▸ **Task description**
Pictures stay out. Extract the lines below from the first one through the line with "palette=['#0072BD', '#D95319'], linewidth=1.3, ax=ax)", both included.

:: Supplied entries ::

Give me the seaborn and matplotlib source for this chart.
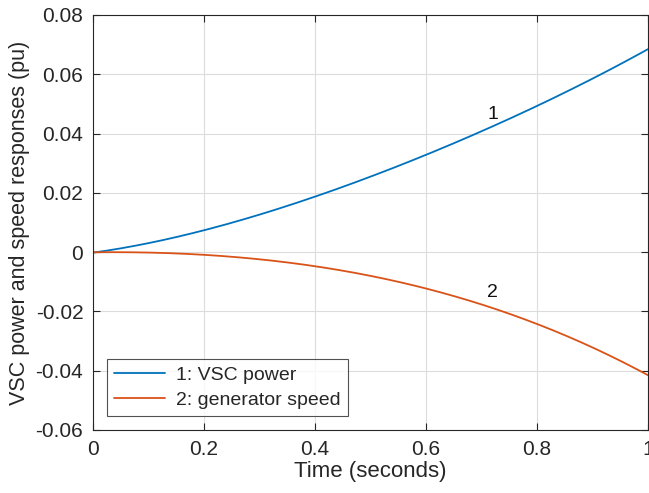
import numpy as np
import pandas as pd
import seaborn as sns
import matplotlib.pyplot as plt

# values
time_s = [0.0, 0.05, 0.1, 0.2, 0.3, 0.4, 0.5, 0.6, 0.7, 0.8, 0.9, 1.0]
vsc_power = [0.0, 0.001, 0.003, 0.0075, 0.0129, 0.0185, 0.0253, 0.033, 0.0408, 0.0493, 0.0585, 0.0685]
gen_speed = [0.0, -0.00005, -0.0002, -0.0009, -0.0025, -0.0046, -0.0079, -0.0124, -0.0178, -0.0242, -0.032, -0.0416]
series_names = ['1: VSC power', '2: generator speed']
x_ticks = [0, 0.2, 0.4, 0.6, 0.8, 1]
y_ticks = [-0.06, -0.04, -0.02, 0, 0.02, 0.04, 0.06, 0.08]
y_ticklabels = ['-0.06', '-0.04', '-0.02', '0', '0.02', '0.04', '0.06', '0.08']
x_ticklabels = ['0', '0.2', '0.4', '0.6', '0.8', '1']

# smooth curve through the read points
def dense(x, y, n=200):
    xs = np.linspace(x[0], x[-1], n)
    coef = np.polyfit(x, y, 4)
    return xs, np.polyval(coef, xs)

rows = []
for name, vals in zip(series_names, [vsc_power, gen_speed]):
    xs, ys = dense(time_s, vals)
    rows.append(pd.DataFrame({'t': xs, 'v': ys, 'series': name}))
df = pd.concat(rows, ignore_index=True)

sns.set_style('white')
plt.rcParams['font.family'] = ['Liberation Sans', 'DejaVu Sans']

fig = plt.figure(figsize=(6.49, 4.93), dpi=100)
ax = fig.add_axes([0.1433, 0.1278, 0.8552, 0.8418])

sns.lineplot(data=df, x='t', y='v', hue='series',
             palette=['#0072BD', '#D95319'], linewidth=1.3, ax=ax)

ax.set_xlim(0, 1)
ax.set_ylim(-0.06, 0.08)
ax.set_xticks(x_ticks)
ax.set_xticklabels(x_ticklabels)
ax.set_yticks(y_ticks)
ax.set_yticklabels(y_ticklabels)
ax.grid(True, color='#dcdcdc', linewidth=0.8)
ax.tick_params(direction='in', length=5, width=0.8, color='#262626',
               labelsize=15, labelcolor='#262626', top=True, right=True,
               bottom=True, left=True, pad=7)
for sp in ax.spines.values():
    sp.set_visible(True)
    sp.set_color('#262626')
    sp.set_linewidth(0.8)

ax.set_xlabel('Time (seconds)', fontsize=16, color='#262626', labelpad=2)
ax.set_ylabel('VSC power and speed responses (pu)', fontsize=15.5, color='#262626', labelpad=4)

ax.text(0.72, 0.0465, '1', fontsize=14, ha='center', va='center', color='#111111')
ax.text(0.72, -0.0137, '2', fontsize=14, ha='center', va='center', color='#111111')

leg = ax.legend(loc='lower left', bbox_to_anchor=(0.026, 0.034), fontsize=14,
                frameon=True, fancybox=False, borderaxespad=0, handlelength=2.6,
                handletextpad=0.6, borderpad=0.35, labelspacing=0.4)
leg.get_frame().set_edgecolor('#262626')
leg.get_frame().set_linewidth(0.8)
for line in leg.get_lines():
    line.set_linewidth(1.3)

fig.savefig('out.png', dpi=100)
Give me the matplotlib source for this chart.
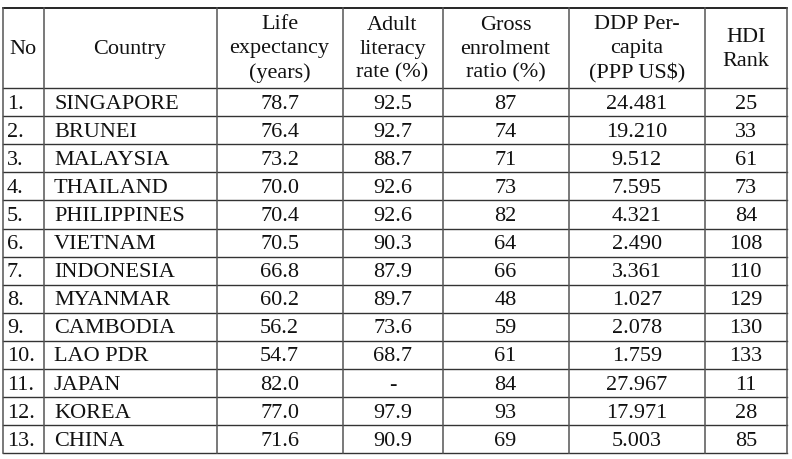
import matplotlib
matplotlib.use("Agg")
import matplotlib.pyplot as plt

headers = ["No", "Country", "Life\nexpectancy\n(years)", "Adult\nliteracy\nrate (%)",
           "Gross\nenrolment\nratio (%)", "DDP Per-\ncapita\n(PPP US$)", "HDI\nRank"]
numbers = ["1.", "2.", "3.", "4.", "5.", "6.", "7.", "8.", "9.", "10.", "11.", "12.", "13."]
countries = ["SINGAPORE", "BRUNEI", "MALAYSIA", "THAILAND", "PHILIPPINES", "VIETNAM",
             "INDONESIA", "MYANMAR", "CAMBODIA", "LAO PDR", "JAPAN", "KOREA", "CHINA"]
life_exp = ["78.7", "76.4", "73.2", "70.0", "70.4", "70.5", "66.8", "60.2", "56.2", "54.7",
            "82.0", "77.0", "71.6"]
literacy = ["92.5", "92.7", "88.7", "92.6", "92.6", "90.3", "87.9", "89.7", "73.6", "68.7",
            "-", "97.9", "90.9"]
enrolment = ["87", "74", "71", "73", "82", "64", "66", "48", "59", "61", "84", "93", "69"]
gdp = ["24.481", "19.210", "9.512", "7.595", "4.321", "2.490", "3.361", "1.027", "2.078",
       "1.759", "27.967", "17.971", "5.003"]
hdi_rank = ["25", "33", "61", "73", "84", "108", "110", "129", "130", "133", "11", "28", "85"]

W, H = 792, 460
fig = plt.figure(figsize=(W / 100, H / 100), dpi=100)
ax = fig.add_axes([0, 0, 1, 1])
ax.set_xlim(0, W)
ax.set_ylim(H, 0)
ax.axis("off")

font = dict(family="Liberation Serif", fontsize=16.0, color="#111111")

col_edges = [3, 43.5, 216.5, 342.5, 442.5, 568.5, 705, 786.5]
top = 8.5
header_bottom = 89
row_h = 28.1
n = len(countries)
bottom = header_bottom + n * row_h

lc = "#333333"
lw = 1.0
# horizontal lines
ax.plot([col_edges[0], col_edges[-1]], [top, top], color="#000000", lw=1.2)
ax.plot([col_edges[0], col_edges[-1]], [header_bottom, header_bottom], color=lc, lw=lw)
for i in range(1, n + 1):
    y = header_bottom + i * row_h
    ax.plot([col_edges[0], col_edges[-1]], [y, y], color=lc, lw=lw)
# vertical lines
for x in col_edges:
    ax.plot([x, x], [top, bottom], color="#555555", lw=1.1)

# header
hc = (top + header_bottom) / 2
for j, h in enumerate(headers):
    xc = (col_edges[j] + col_edges[j + 1]) / 2
    ax.text(xc, hc + 0.5, h, ha="center", va="center", linespacing=1.34, **font)

cols = [life_exp, literacy, enrolment, gdp, hdi_rank]
for i in range(n):
    yc = header_bottom + (i + 0.5) * row_h + 1.0
    ax.text(7, yc, numbers[i], ha="left", va="center", **font)
    ax.text(54, yc, countries[i], ha="left", va="center", **font)
    for k, col in enumerate(cols):
        j = k + 2
        xc = (col_edges[j] + col_edges[j + 1]) / 2
        ax.text(xc, yc, col[i], ha="center", va="center", **font)

fig.savefig("out.png", dpi=100, facecolor="white")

:::

▸ **Complete answer**
Give me the seaborn and matplotlib source for this chart.
import numpy as np
import pandas as pd
import seaborn as sns
import matplotlib.pyplot as plt

# values
time_s = [0.0, 0.05, 0.1, 0.2, 0.3, 0.4, 0.5, 0.6, 0.7, 0.8, 0.9, 1.0]
vsc_power = [0.0, 0.001, 0.003, 0.0075, 0.0129, 0.0185, 0.0253, 0.033, 0.0408, 0.0493, 0.0585, 0.0685]
gen_speed = [0.0, -0.00005, -0.0002, -0.0009, -0.0025, -0.0046, -0.0079, -0.0124, -0.0178, -0.0242, -0.032, -0.0416]
series_names = ['1: VSC power', '2: generator speed']
x_ticks = [0, 0.2, 0.4, 0.6, 0.8, 1]
y_ticks = [-0.06, -0.04, -0.02, 0, 0.02, 0.04, 0.06, 0.08]
y_ticklabels = ['-0.06', '-0.04', '-0.02', '0', '0.02', '0.04', '0.06', '0.08']
x_ticklabels = ['0', '0.2', '0.4', '0.6', '0.8', '1']

# smooth curve through the read points
def dense(x, y, n=200):
    xs = np.linspace(x[0], x[-1], n)
    coef = np.polyfit(x, y, 4)
    return xs, np.polyval(coef, xs)

rows = []
for name, vals in zip(series_names, [vsc_power, gen_speed]):
    xs, ys = dense(time_s, vals)
    rows.append(pd.DataFrame({'t': xs, 'v': ys, 'series': name}))
df = pd.concat(rows, ignore_index=True)

sns.set_style('white')
plt.rcParams['font.family'] = ['Liberation Sans', 'DejaVu Sans']

fig = plt.figure(figsize=(6.49, 4.93), dpi=100)
ax = fig.add_axes([0.1433, 0.1278, 0.8552, 0.8418])

sns.lineplot(data=df, x='t', y='v', hue='series',
             palette=['#0072BD', '#D95319'], linewidth=1.3, ax=ax)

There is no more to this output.